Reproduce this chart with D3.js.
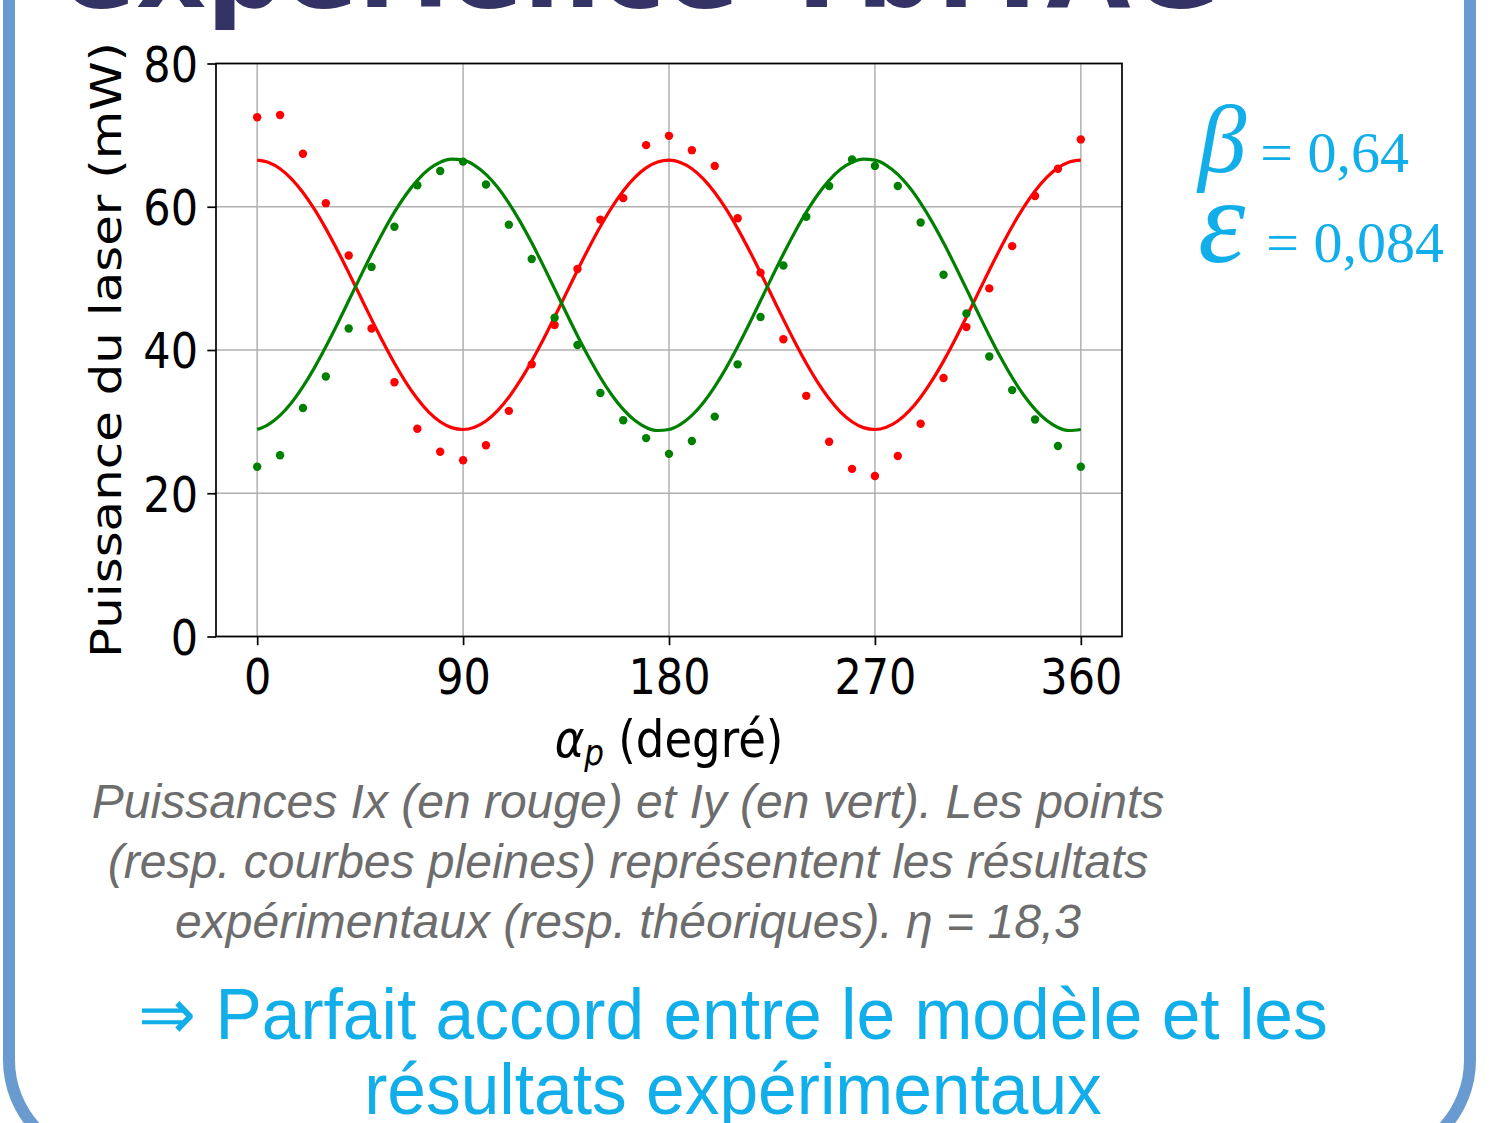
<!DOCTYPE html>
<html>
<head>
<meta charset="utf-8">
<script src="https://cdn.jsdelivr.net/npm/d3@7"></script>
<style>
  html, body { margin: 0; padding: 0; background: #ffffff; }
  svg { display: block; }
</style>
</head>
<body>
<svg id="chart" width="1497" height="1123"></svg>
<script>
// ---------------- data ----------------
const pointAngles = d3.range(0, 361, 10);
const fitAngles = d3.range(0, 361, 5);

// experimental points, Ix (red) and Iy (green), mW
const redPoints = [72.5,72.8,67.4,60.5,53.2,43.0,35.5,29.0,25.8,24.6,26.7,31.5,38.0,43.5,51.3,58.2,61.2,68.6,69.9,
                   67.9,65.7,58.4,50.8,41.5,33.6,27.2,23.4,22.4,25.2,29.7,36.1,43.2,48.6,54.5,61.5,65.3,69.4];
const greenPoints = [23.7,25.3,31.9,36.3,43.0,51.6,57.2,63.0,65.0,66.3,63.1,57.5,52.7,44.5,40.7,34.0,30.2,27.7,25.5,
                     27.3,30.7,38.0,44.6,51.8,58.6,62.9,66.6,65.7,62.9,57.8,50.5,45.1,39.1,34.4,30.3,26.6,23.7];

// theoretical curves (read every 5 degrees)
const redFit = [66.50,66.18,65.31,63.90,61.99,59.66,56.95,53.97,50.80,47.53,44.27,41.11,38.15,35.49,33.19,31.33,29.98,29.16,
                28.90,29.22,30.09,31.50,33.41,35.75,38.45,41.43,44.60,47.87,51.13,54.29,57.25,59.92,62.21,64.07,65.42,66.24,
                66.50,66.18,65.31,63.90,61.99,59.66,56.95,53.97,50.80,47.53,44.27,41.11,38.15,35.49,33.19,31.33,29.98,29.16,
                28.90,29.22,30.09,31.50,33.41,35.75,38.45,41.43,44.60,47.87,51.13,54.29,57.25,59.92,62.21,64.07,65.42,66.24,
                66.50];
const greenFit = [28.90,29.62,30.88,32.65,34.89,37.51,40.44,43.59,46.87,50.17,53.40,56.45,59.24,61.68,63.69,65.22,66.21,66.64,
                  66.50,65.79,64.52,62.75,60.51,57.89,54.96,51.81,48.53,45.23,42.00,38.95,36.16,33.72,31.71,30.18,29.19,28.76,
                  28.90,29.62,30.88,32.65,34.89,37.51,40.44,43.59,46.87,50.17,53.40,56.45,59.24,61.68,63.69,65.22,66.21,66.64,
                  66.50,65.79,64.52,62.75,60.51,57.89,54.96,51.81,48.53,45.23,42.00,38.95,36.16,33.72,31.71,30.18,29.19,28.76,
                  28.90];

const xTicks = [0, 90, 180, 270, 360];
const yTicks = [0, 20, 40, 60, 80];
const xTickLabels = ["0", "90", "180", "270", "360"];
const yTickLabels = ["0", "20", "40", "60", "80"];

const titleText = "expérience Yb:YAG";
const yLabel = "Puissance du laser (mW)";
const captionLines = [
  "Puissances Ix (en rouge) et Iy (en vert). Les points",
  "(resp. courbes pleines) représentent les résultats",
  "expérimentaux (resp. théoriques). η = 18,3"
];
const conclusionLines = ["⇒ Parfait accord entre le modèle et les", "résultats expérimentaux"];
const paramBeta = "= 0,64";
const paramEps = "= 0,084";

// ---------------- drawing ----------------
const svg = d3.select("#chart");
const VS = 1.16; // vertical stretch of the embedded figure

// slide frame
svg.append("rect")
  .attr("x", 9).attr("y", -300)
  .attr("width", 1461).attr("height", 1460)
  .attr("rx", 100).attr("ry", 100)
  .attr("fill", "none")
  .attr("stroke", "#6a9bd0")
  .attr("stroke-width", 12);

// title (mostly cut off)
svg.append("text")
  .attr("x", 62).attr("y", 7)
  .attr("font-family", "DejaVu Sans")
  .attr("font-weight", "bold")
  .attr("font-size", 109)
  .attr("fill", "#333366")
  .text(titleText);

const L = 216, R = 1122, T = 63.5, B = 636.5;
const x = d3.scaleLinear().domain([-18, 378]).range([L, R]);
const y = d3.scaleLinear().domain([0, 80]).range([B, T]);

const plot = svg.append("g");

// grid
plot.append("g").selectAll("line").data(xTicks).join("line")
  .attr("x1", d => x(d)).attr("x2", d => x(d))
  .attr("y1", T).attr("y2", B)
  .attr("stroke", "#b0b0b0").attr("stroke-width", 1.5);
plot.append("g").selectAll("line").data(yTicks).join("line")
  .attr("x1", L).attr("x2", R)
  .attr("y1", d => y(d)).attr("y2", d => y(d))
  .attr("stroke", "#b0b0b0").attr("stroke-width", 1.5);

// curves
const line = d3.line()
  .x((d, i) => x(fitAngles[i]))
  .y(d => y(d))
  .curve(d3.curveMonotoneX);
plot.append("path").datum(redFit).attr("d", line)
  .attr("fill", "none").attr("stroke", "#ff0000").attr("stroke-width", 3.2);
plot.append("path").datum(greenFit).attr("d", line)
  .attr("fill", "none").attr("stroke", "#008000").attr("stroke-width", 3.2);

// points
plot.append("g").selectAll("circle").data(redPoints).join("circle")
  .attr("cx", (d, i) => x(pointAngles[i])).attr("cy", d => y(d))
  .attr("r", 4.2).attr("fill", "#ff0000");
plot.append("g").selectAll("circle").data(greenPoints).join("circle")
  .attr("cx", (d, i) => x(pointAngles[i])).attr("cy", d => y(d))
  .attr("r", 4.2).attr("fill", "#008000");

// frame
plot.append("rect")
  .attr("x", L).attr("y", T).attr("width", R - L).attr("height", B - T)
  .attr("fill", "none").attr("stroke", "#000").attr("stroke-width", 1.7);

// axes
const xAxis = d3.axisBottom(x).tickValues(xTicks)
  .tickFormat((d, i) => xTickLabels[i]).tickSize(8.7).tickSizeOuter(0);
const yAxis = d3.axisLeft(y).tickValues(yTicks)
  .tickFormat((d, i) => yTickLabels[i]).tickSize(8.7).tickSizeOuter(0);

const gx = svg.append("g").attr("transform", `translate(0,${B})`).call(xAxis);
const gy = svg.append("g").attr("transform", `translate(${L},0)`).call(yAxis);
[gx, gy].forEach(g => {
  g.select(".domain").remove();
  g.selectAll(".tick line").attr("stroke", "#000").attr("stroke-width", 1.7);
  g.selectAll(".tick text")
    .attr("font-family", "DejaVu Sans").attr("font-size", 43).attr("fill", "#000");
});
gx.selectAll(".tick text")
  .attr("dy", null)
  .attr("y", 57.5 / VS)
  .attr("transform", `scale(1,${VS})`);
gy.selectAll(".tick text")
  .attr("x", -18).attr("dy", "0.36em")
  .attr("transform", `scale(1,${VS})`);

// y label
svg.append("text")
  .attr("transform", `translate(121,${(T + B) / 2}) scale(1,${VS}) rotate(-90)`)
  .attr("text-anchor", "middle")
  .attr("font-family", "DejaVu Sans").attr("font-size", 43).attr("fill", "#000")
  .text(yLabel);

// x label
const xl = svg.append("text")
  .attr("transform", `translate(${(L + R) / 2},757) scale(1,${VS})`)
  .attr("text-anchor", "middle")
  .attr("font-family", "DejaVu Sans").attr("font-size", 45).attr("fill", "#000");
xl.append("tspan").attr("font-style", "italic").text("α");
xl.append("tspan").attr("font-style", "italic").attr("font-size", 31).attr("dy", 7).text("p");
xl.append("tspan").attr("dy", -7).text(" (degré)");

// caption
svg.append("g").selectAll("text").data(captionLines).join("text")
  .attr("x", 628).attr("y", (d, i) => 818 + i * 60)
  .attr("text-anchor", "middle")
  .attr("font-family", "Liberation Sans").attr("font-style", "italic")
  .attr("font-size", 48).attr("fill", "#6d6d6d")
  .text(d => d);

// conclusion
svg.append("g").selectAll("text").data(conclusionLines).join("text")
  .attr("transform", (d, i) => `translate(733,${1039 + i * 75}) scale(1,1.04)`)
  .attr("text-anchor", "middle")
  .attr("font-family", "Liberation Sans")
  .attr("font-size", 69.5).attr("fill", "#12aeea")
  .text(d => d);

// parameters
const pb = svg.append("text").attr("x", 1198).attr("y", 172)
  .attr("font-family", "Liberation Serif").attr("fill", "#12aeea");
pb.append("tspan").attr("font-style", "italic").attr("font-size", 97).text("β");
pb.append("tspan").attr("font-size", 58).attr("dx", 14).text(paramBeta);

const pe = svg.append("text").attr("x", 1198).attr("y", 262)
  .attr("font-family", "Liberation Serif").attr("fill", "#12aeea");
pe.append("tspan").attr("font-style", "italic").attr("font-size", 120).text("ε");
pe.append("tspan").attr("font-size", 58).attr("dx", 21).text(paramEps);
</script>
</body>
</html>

━━━

◆ **EXERCISE PROMPT**:
Every line from the top of the material above through the line with "const fitAngles = d3.range(0, 361, 5);" should be duplicated exactly, please; leave out the pictures.

◆ **FINISHED EXERCISE**:
Reproduce this chart with D3.js.
<!DOCTYPE html>
<html>
<head>
<meta charset="utf-8">
<script src="https://cdn.jsdelivr.net/npm/d3@7"></script>
<style>
  html, body { margin: 0; padding: 0; background: #ffffff; }
  svg { display: block; }
</style>
</head>
<body>
<svg id="chart" width="1497" height="1123"></svg>
<script>
// ---------------- data ----------------
const pointAngles = d3.range(0, 361, 10);
const fitAngles = d3.range(0, 361, 5);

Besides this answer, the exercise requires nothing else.